I went home with the $10 and bought, eggs, milk and bread at a low-end grocery store; my lesson in hand; my dignity obliterated. When I had fed and tucked my child into bed I cracked open the Word to a word I will never, not ever, forget:

“Sow righteousness for yourselves, reap the fruit of unfailing love,
and break up your unplowed ground; for it is time to seek the Lord,
until he comes and showers his righteousness on you.” Hosea 10:12 

Boy, did I have some serious unplowed ground. I had been scandalously easily led to slaughter over and over and over again. The rain of ruin fell hard and heavy upon my hung head.

I remember learning about the principle of sowing and reaping. I earnestly thought that if I sowed to the good, that in time, and with good care, I could turn this trauma train around. I was not wrong. What I didn’t count on was offenders in the fold. I hold the opinion that faith-based offenders are the worst because they prey along the lines of piety.

I set my hand to the plow. I dug up my own cursed ground. I sowed for myself seed of righteousness and I flooded the fields with my tears. I plowed the plains with my profound pain. I had lots of energy to pour into “right living.” I felt so deeply and fundamentally wrong. If I could make myself right, if I could sow to the good, then make, plow and sow, I would.

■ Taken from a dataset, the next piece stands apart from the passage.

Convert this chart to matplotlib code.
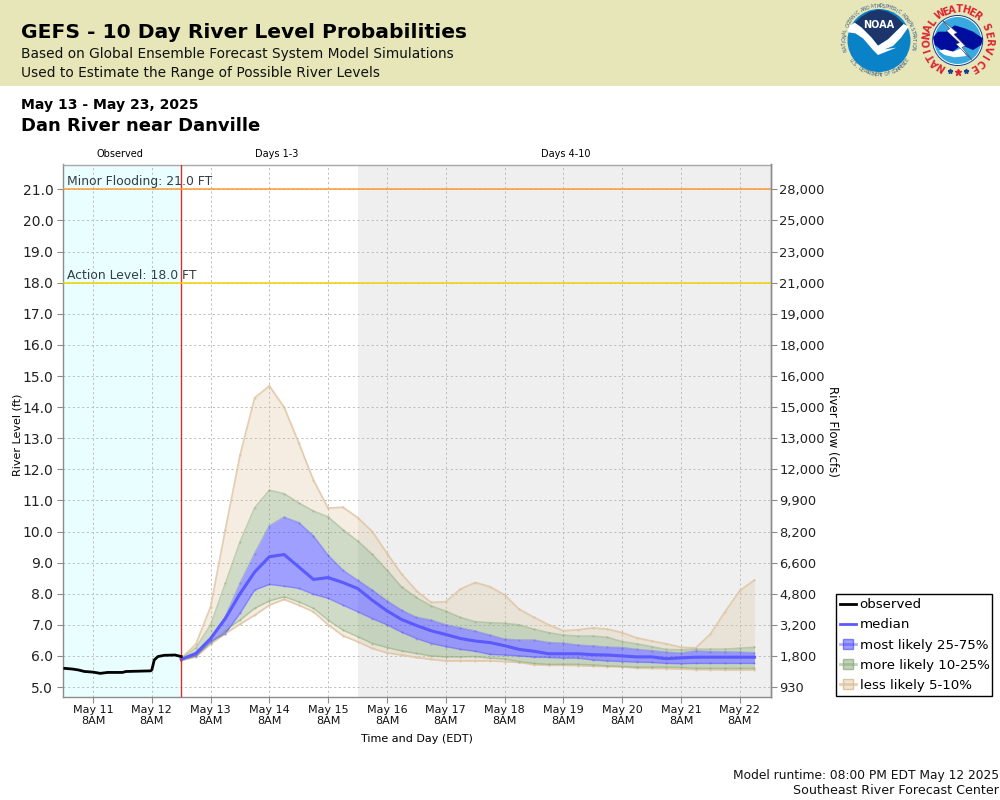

When I was a wee girl, a Texan farmer, turned preacher and his wife came to the little town of Truro, NS where my father, stepmother and my two siblings and I lived in a low-end apartment complex. That preacher and his wife loved their Lord and they loved the low. They didn’t know then, and they wouldn’t know until much later, that my alcoholic father was not only beating his babies, he was breaking them too.

They wanted to plant some gardens around the barren landscape of the apartment complex to “beautify” it. I suspect it was a way to engage the lost, the lonely, and the forgotten. All of the children, including myself were thrilled at the prospect. The day before the beautification extravaganza, my father beat me to unconsciousness. The last thing I heard my stepmother shrieking before I blacked out was, “Don’t kill her – you’ll go to jail.” I woke up naked in a cold bath with him peering over the edge of the tub – terrified. Even though I was only four, I could tell he was not scared for me, he was scared for himself.

The punishment in those days in addition to being smashed to smithereens was to be sent to bed for the day/night. I could hardly move, but I was heartbroken that I would not be allowed to plant the gardens. I remember the salt-soaked pillow that lay on either side of the head that I couldn’t move. It was the first time I ever had the opportunity to sow beauty and it was truncated by trauma.

That preacher came to the apartment and interceded on my behalf. Would my father please let me participate? He relented, dressed me in a turtle neck and long pants so no one would see all damage he had done. To this day I remember the broken trying to bend over and plant the fragile.

Some of you know that I/we just barely survived the last “him” a few years ago. Some of you know his name. I never speak it. I not only cannot, but I also will not. That space remains speechless. We moved cities last year to a new smaller but spacious place where nobody knows our names and we like it that way. The gardens needed revamping. Anyone who knows me knows that I DO NOT garden. Anyone who knows what happened to me knows why.

B and I, having survived to replant anything, went to the garden center. We chose beautiful things to plant in good soil. We were going to plant together. B was tied up at work and so I dug up the whole thing and planted it myself.

The soil was soft; the digging light; the beauty bright. I waited for the sorrow to seep into the soil. It did not. I listened for the low moan of mourning. It was silent.

I told that now 90-year-old Texan preacher that I planted a garden the other day. This is what he had to say…

Screenshot 2019-06-09 at 10.17.48 AMMy Dearest Friends,

The unplowed ground is not only worth plowing, but it is also worth planting, and it is worth protecting. I promise to keep growing and growing things well.